With regard to my claim that it is absurd to answer the theist challenge to come up with an account of morality by referencing evolution, a member of the studio audience had this to say:
Socrates notwithstanding, there is a lot of research in apes and humans to show Darwin had it essentially right. The "evolutionarist" position would be that we should stick with what research confirms to be accurate. Philosophy is entertaining, but it is no substitute for solid research.
This comment was made in response to the Euthyphro objection to evolutionary ethics. The person who says that what is moral is that which is loved by our genes (that we have an evolved "moral sense") needs to answer the question:
Is it moral because it is loved by our genes, or is it loved by our genes because it is moral?
The former allows anything that comes to be loved by our genes to be moral. The latter admits that the standard of morality is something other than what is loved by our genes and cannot be used to answer the question, "What is moral?"
How is it that what we "sense" really is moral?
The first thing that I want to note is that if we are going to reject the Euthyphro argument as irrelevant when it comes to evolutionary ethics, it is just as irrelevant when it comes to divine command theories of ethics.
We cannot, under pain of hypocrisy, assert that in Euthyphro we have a knock-down argument against all divine command theories of ethics. While, at the same time, when the same argument is applied to evolutionary ethics, say that it is mere entertainment and dismiss it as being irrelevant.
Under the pain of contradiction and incoherence, it must be good in both cases, or good in neither.
On the question of what research confirms, solid research requires that all of one's terms be precisely defined and, furthermore, that they be defined in natural terms.

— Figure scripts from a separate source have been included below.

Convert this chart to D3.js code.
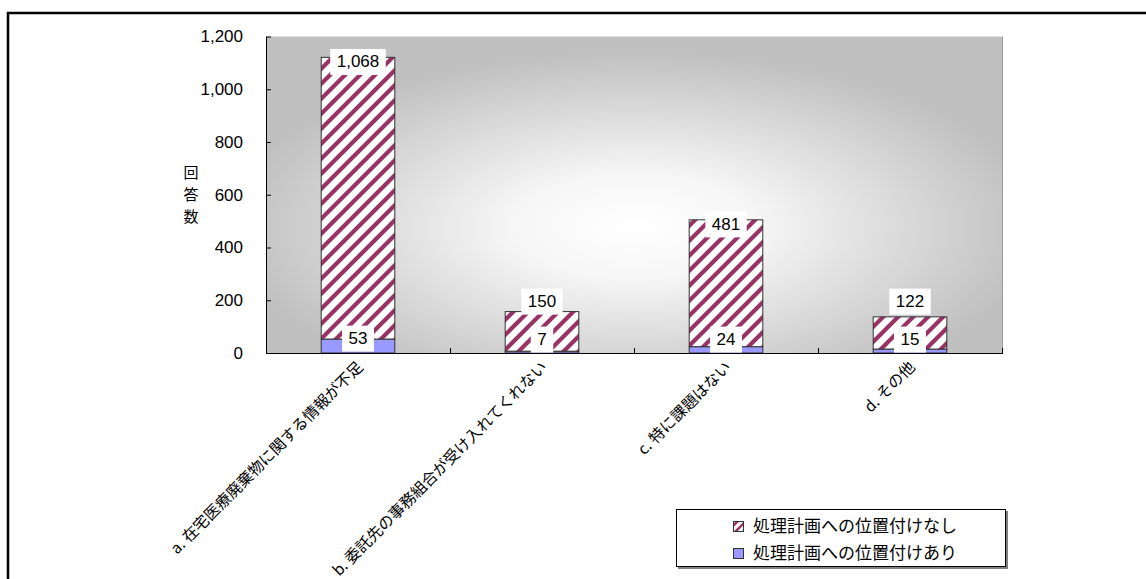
<!DOCTYPE html>
<html lang="ja">
<head>
<meta charset="utf-8">
<script src="https://cdn.jsdelivr.net/npm/d3@7/dist/d3.min.js"></script>
<style>
  html, body { margin: 0; padding: 0; background: #fff; }
  svg { display: block; }
  .num { font-family: "Liberation Sans", Arial, sans-serif; font-size: 17px; fill: #000; }
  .jp { font-family: "Noto Sans CJK JP", sans-serif; fill: #000; }
</style>
</head>
<body>
<svg id="chart" width="1146" height="579"></svg>
<script>
// Survey answers, split by whether the item is placed in the disposal plan
const categories = [
  "a. 在宅医療廃棄物に関する情報が不足",
  "b. 委託先の事務組合が受け入れてくれない",
  "c. 特に課題はない",
  "d. その他"
];
const withPlan = [53, 7, 24, 15];          // 処理計画への位置付けあり
const withoutPlan = [1068, 150, 481, 122]; // 処理計画への位置付けなし
const seriesNames = ["処理計画への位置付けなし", "処理計画への位置付けあり"];
const yTicks = [0, 200, 400, 600, 800, 1000, 1200];
const yTitle = ["回", "答", "数"];

const svg = d3.select("#chart");
const plot = { left: 266, right: 1002, top: 36.5, bottom: 353 };

const x = d3.scaleBand()
  .domain(categories)
  .range([plot.left, plot.right])
  .paddingInner(0.6)
  .paddingOuter(0.3);
const y = d3.scaleLinear().domain([0, 1200]).range([plot.bottom, plot.top]);

const defs = svg.append("defs");

// background fill of the plot area: light centre fading to grey
const bg = defs.append("radialGradient")
  .attr("id", "plotBg")
  .attr("cx", "0.5").attr("cy", "0.6").attr("r", "0.55");
bg.append("stop").attr("offset", "0").attr("stop-color", "#ffffff");
bg.append("stop").attr("offset", "0.3").attr("stop-color", "#f6f6f6");
bg.append("stop").attr("offset", "1").attr("stop-color", "#c0c0c0");

// wide upward diagonal hatch ("/" stripes)
function addHatch(id, w, sw) {
  const p = defs.append("pattern")
    .attr("id", id)
    .attr("patternUnits", "userSpaceOnUse")
    .attr("width", w).attr("height", w);
  p.append("rect").attr("width", w).attr("height", w).attr("fill", "#ffffff");
  p.append("path")
    .attr("d", `M${-w / 2},${w / 2} L${w / 2},${-w / 2} M0,${w} L${w},0 M${w / 2},${1.5 * w} L${1.5 * w},${w / 2}`)
    .attr("stroke", "#993366")
    .attr("stroke-width", sw);
}
addHatch("hatch", 15, 4.2);
addHatch("hatchSmall", 8, 2.4);

// outer frame (top and left edges visible)
svg.append("path")
  .attr("d", "M8,579 L8,13 L1146,13")
  .attr("fill", "none").attr("stroke", "#000").attr("stroke-width", 2.5);

// plot area
svg.append("rect")
  .attr("x", plot.left).attr("y", plot.top)
  .attr("width", plot.right - plot.left).attr("height", plot.bottom - plot.top)
  .attr("fill", "url(#plotBg)");
svg.append("line")
  .attr("x1", plot.right + 0.5).attr("x2", plot.right + 0.5)
  .attr("y1", plot.top).attr("y2", plot.bottom)
  .attr("stroke", "#9a9a9a").attr("stroke-width", 1);

// stacked bars
const stackData = categories.map((c, i) => ({ cat: c, lo: withPlan[i], hi: withoutPlan[i] }));
const stack = d3.stack().keys(["lo", "hi"])(stackData);
const fills = { lo: "#9999ff", hi: "url(#hatch)" };

svg.append("g").selectAll("g")
  .data(stack)
  .join("g")
  .attr("fill", d => fills[d.key])
  .selectAll("rect")
  .data(d => d)
  .join("rect")
  .attr("x", d => x(d.data.cat))
  .attr("width", x.bandwidth())
  .attr("y", d => y(d[1]))
  .attr("height", d => y(d[0]) - y(d[1]))
  .attr("stroke", "#333")
  .attr("stroke-width", 1);

// axes
const yAxis = d3.axisLeft(y)
  .tickValues(yTicks)
  .tickFormat(d3.format(","))
  .tickSizeInner(-5).tickSizeOuter(0).tickPadding(23);
const gy = svg.append("g").attr("transform", `translate(${plot.left},0)`).call(yAxis);
gy.select(".domain").attr("stroke", "#000");
gy.selectAll(".tick line").attr("stroke", "#000");
gy.selectAll(".tick text").attr("class", "num");
gy.attr("font-size", null).attr("font-family", null);

const gx = svg.append("g");
gx.append("line")
  .attr("x1", plot.left).attr("x2", plot.right + 1)
  .attr("y1", plot.bottom + 0.5).attr("y2", plot.bottom + 0.5)
  .attr("stroke", "#000");
const step = x.step();
const bounds = d3.range(categories.length + 1).map(i => plot.left + i * step);
gx.selectAll("line.tk")
  .data(bounds)
  .join("line")
  .attr("class", "tk")
  .attr("x1", d => d + 0.5).attr("x2", d => d + 0.5)
  .attr("y1", plot.bottom - 5).attr("y2", plot.bottom)
  .attr("stroke", "#000");

// category labels, rotated
gx.selectAll("text.cat")
  .data(categories)
  .join("text")
  .attr("class", "cat jp")
  .attr("font-size", 15.5)
  .attr("text-anchor", "end")
  .attr("transform", d => `translate(${x(d) + x.bandwidth() / 2 + 6},${plot.bottom + 15}) rotate(-45)`)
  .text(d => d);

// y axis title, stacked characters
svg.append("g").selectAll("text")
  .data(yTitle)
  .join("text")
  .attr("class", "jp")
  .attr("font-size", 15)
  .attr("text-anchor", "middle")
  .attr("x", 191)
  .attr("y", (d, i) => 178 + i * 22)
  .text(d => d);

// value labels on white boxes
const labels = [];
categories.forEach((c, i) => {
  const cx = x(c) + x.bandwidth() / 2;
  const loY = Math.min(y(withPlan[i]) - 1, plot.bottom - 14);
  const hiY = Math.min(y(withPlan[i] + withoutPlan[i]) + 4, loY - 38);
  labels.push({ cx, cy: loY, v: withPlan[i] });
  labels.push({ cx, cy: hiY, v: withoutPlan[i] });
});
const fmt = d3.format(",");
const lg = svg.append("g").selectAll("g")
  .data(labels)
  .join("g");
lg.append("text")
  .attr("class", "num")
  .attr("text-anchor", "middle")
  .attr("x", d => d.cx)
  .attr("y", d => d.cy)
  .attr("dy", "0.36em")
  .text(d => fmt(d.v));
lg.each(function () {
  const g = d3.select(this);
  const b = g.select("text").node().getBBox();
  g.insert("rect", "text")
    .attr("x", b.x - 6.5).attr("y", b.y + b.height / 2 - 13)
    .attr("width", b.width + 13).attr("height", 26)
    .attr("fill", "#fff");
});

// legend
const legend = svg.append("g").attr("transform", "translate(676,509)");
legend.append("rect")
  .attr("x", 2).attr("y", 2).attr("width", 330).attr("height", 58)
  .attr("fill", "#808080");
legend.append("rect")
  .attr("x", 0.5).attr("y", 0.5).attr("width", 329).attr("height", 57)
  .attr("fill", "#fff").attr("stroke", "#000");
const legendFills = ["url(#hatchSmall)", "#9999ff"];
const items = legend.selectAll("g.item")
  .data(seriesNames)
  .join("g")
  .attr("class", "item")
  .attr("transform", (d, i) => `translate(57,${17 + i * 27})`);
items.append("rect")
  .attr("x", 0.5).attr("y", -4.5).attr("width", 10).attr("height", 10)
  .attr("fill", (d, i) => legendFills[i])
  .attr("stroke", "#333");
items.append("text")
  .attr("class", "jp")
  .attr("font-size", 17)
  .attr("x", 20)
  .attr("y", 0)
  .attr("dy", "0.36em")
  .text(d => d);
</script>
</body>
</html>
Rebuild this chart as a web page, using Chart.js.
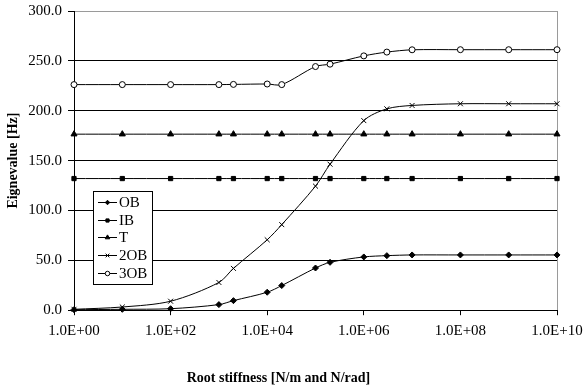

For "solid research" to show that "morality evolved" we must have a strict definiion of what morality is and that definition must be reducable to natural terms.
Furthermore, in order to claim that Darwin "had it essentially right" we must further claim that Darwin gave us a precise definition of morality in natural terms, and that no substanstive objections have since been raised against Darwin's account of the difference between good and evil - right and wrong.
How can you tell me that your solid research demonstrates that A = B if you cannot tell me what B is? How can you tell me that we have evolved a moral sense unless you can tell me what morality is and a natural account of how it strikes our senses?
Consider a sense of direction. We know we have a sense of direction because we can point to something, independent of our sense, and know that it is North, or South.
How do we point to morality without our "moral senses"? What is it that we would be pointing at?
I also want to warn against the false dichotomy employed in the quote above. It seems to suggest that we have no choice but to accept the evolutionary ethicist's account that "morality evolved", or the divine command theorist's account that "morality came from God".
Of course morality does not come from God, since there is no God for it to come from. But neither is it the product of some evolved disposition. The "moral sense" that the evolutionary ethicist is trying to explain just does not exist. We have desires, and those desires have been under evolutionary influence, but there is no justification for claiming anything more than that.